Currently, a few 3D indies are inking pic-by-pic deals, with distributors paying extra fees to exhibitors for digital prints, and, in some cases, also a small fee for the 3D glasses.

“The ‘Avatar’ effect caused a bottleneck in Spain’s 3D theaters, making it more difficult to release indie films,” says Ignacio Puebla, who’s partnered with international tech company Xpand to handle 3D pics in Spain via SolotresD. SolotresD’s first release, animated “Garfield’s Pet Force 3D,” has been delayed to June 11.

“The 3D boom hit independent production about six months ago,” says Jorge Vazquez, general manager at Spain’s top indie distributor Aurum Producciones, which plans to release two 3D films a year. Its first 3D pic, musical “StreetDance 3D,” bows this month; later, the James Cameron-produced drama “Sanctum.”

With nearly all of Spain’s 3D theaters dominated by the studios’ big titles, 3D indie distributors and producers have had to revamp initial release plans according to the international agenda.

Handled by Filmax Entertainment, Jordi Llompart’s fantasy tale “Magic Journey to Africa,” opened in May after delaying the release date. Dygra’s 3D animated Christmas farce “Holy Night!” will launch in December, a year later than previously announced.

Initially skedded for a July 23 theatrical release, Fernando Cortizo’s 3D stop-motion pic “O Apostolo” has moved to August-September, avoiding “Toy Story 3.”

” ‘Avatar’ has refined film audiences’ tastes, raising the bar for 3D film production,” says Morena Films producer Alvaro Longoria.

“Spanish production companies, not only toon houses, are enthusiastically encouraging 3D training,” says “O Apostolo” producer Isabel Rey at Artefacto Producciones.

Locals Get On Board

3D projects are sprouting like mushrooms in Spain. Here is a selection:

• Alex Colls’s animated pic “La tropa de trapo,” produced by Galicia’s Continental and Abano, and Catalonia’s Anera. Alta Films release bows in the fall.

• Bigas Luna is developing apocalypse drama “Segundo Origen,” adapting Manuel de Pedrolo’s novel, produced by Antartida Prods.

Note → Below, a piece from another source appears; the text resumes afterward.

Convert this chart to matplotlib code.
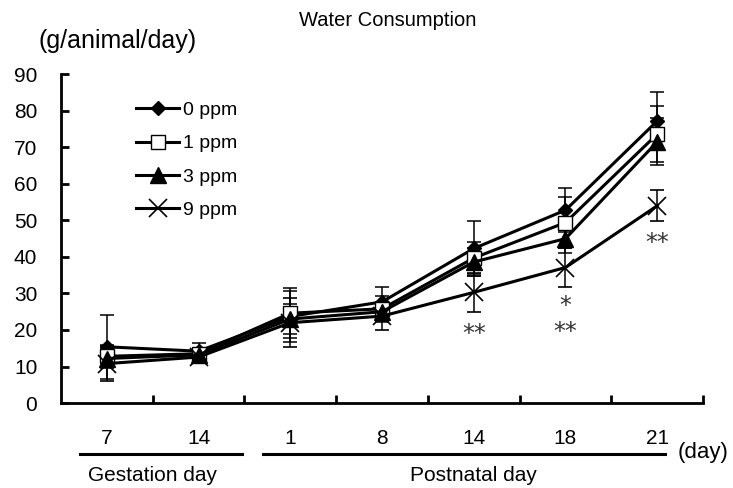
import matplotlib
matplotlib.use("Agg")
from matplotlib import pyplot as plt
from matplotlib.lines import Line2D
import numpy as np

plt.rcParams["font.family"] = ["Liberation Sans", "DejaVu Sans"]

days = ["7", "14", "1", "8", "14", "18", "21"]
groups = ["0 ppm", "1 ppm", "3 ppm", "9 ppm"]

mean_0 = [15.4, 14.2, 23.7, 27.7, 42.3, 52.8, 77.2]
mean_1 = [12.8, 13.5, 24.6, 25.8, 39.7, 49.4, 73.6]
mean_3 = [12.2, 13.2, 23.0, 25.0, 38.6, 45.0, 71.5]
mean_9 = [10.8, 12.6, 22.0, 23.8, 30.3, 37.1, 54.0]

sd_0 = [8.7, 2.3, 7.0, 4.1, 7.5, 6.1, 7.8]
sd_1 = [3.0, 1.5, 6.8, 3.5, 4.3, 7.0, 7.7]
sd_3 = [2.5, 1.5, 4.2, 2.5, 3.7, 3.9, 6.4]
sd_9 = [4.8, 1.7, 6.7, 3.8, 5.4, 5.4, 4.2]

# significance marks: (day index, y value, text)
sig_x = [4, 5, 5, 6]
sig_y = [18.9, 26.5, 19.5, 43.8]
sig_text = ["**", "*", "**", "**"]

styles = [
    dict(marker="D", markersize=7, markerfacecolor="black"),
    dict(marker="s", markersize=10, markerfacecolor="white"),
    dict(marker="^", markersize=11, markerfacecolor="black"),
    dict(marker="x", markersize=13, markeredgewidth=1.2),
]

fig = plt.figure(figsize=(7.33, 4.88), dpi=100)
ax = fig.add_axes([0.0832, 0.174, 0.876, 0.674])

x = np.arange(len(days))
handles = []
for m, s, lab, st in zip([mean_0, mean_1, mean_3, mean_9],
                         [sd_0, sd_1, sd_3, sd_9], groups, styles):
    ax.errorbar(x, m, yerr=s, color="black", lw=2.2, elinewidth=1.1,
                capsize=5, capthick=1.1, markeredgecolor="black", **st)
    handles.append(Line2D([], [], color="black", lw=2.2,
                          markeredgecolor="black", label=lab, **st))

for sx, sy, t in zip(sig_x, sig_y, sig_text):
    ax.text(sx, sy, t, ha="center", va="center", fontsize=17,
            color="#333333", family="DejaVu Sans")

ax.set_xlim(-0.5, 6.5)
ax.set_ylim(0, 90)
ax.set_yticks(range(0, 91, 10))
ax.set_xticks(x)
ax.set_xticklabels(days)
ax.set_xticks(np.arange(0.5, 7, 1), minor=True)
ax.tick_params(axis="x", which="major", length=0, pad=19, labelsize=15)
ax.tick_params(axis="x", which="minor", direction="in", length=6, width=2)
ax.tick_params(axis="y", direction="in", length=6, width=2, pad=17,
               labelsize=15)
for side in ["top", "right"]:
    ax.spines[side].set_visible(False)
for side in ["left", "bottom"]:
    ax.spines[side].set_linewidth(2)

trans = ax.get_xaxis_transform()
ax.plot([-0.29, 1.47], [-0.155, -0.155], color="black", lw=2.2,
        transform=trans, clip_on=False)
ax.plot([1.70, 6.09], [-0.155, -0.155], color="black", lw=2.2,
        transform=trans, clip_on=False)
ax.text(0.5, -0.22, "Gestation day", transform=trans, ha="center",
        va="center", fontsize=15)
ax.text(4.0, -0.22, "Postnatal day", transform=trans, ha="center",
        va="center", fontsize=15)
ax.text(6.22, -0.15, "(day)", transform=trans, ha="left", va="center",
        fontsize=16)

fig.text(0.529, 0.959, "Water Consumption", ha="center", va="center",
         fontsize=14.5)
fig.text(0.16, 0.915, "(g/animal/day)", ha="center", va="center",
         fontsize=18)

ax.legend(handles=handles, loc="upper left", bbox_to_anchor=(0.105, 0.94),
          frameon=False, fontsize=14, handlelength=2.2, handletextpad=0.2,
          labelspacing=0.8, borderaxespad=0)

fig.savefig("out.png", dpi=100)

• Miguel Bardem is prepping a 3D adaptation of comicbook “Mortadelo & Filemon,” the third part of a local B.O. hit saga that Warner Bros. will release in December 2011.

• Kandor Moon, Antonio Banderas’ joint-production venture, has attached Emmy-winner Erik Jendresen (“Band of Brothers”) as the screenwriter of animated movie “Goleor, the Scale and the Sword.” The $29.7 million epic adventure will be delivered by 2012.

• Madrid-based Illion Animation Studios aims to produce a yet-to-be-titled 3D toon project for 2012. Like Illion’s first pic, alien comedy “Planet 51,” which grossed $110 million worldwide, new toon feature targets international auds.

• Debutant Enrique Gato is directing animated pic “Tadeo Jones 3D,” produced by Ikiru Films. It begins production in the spring.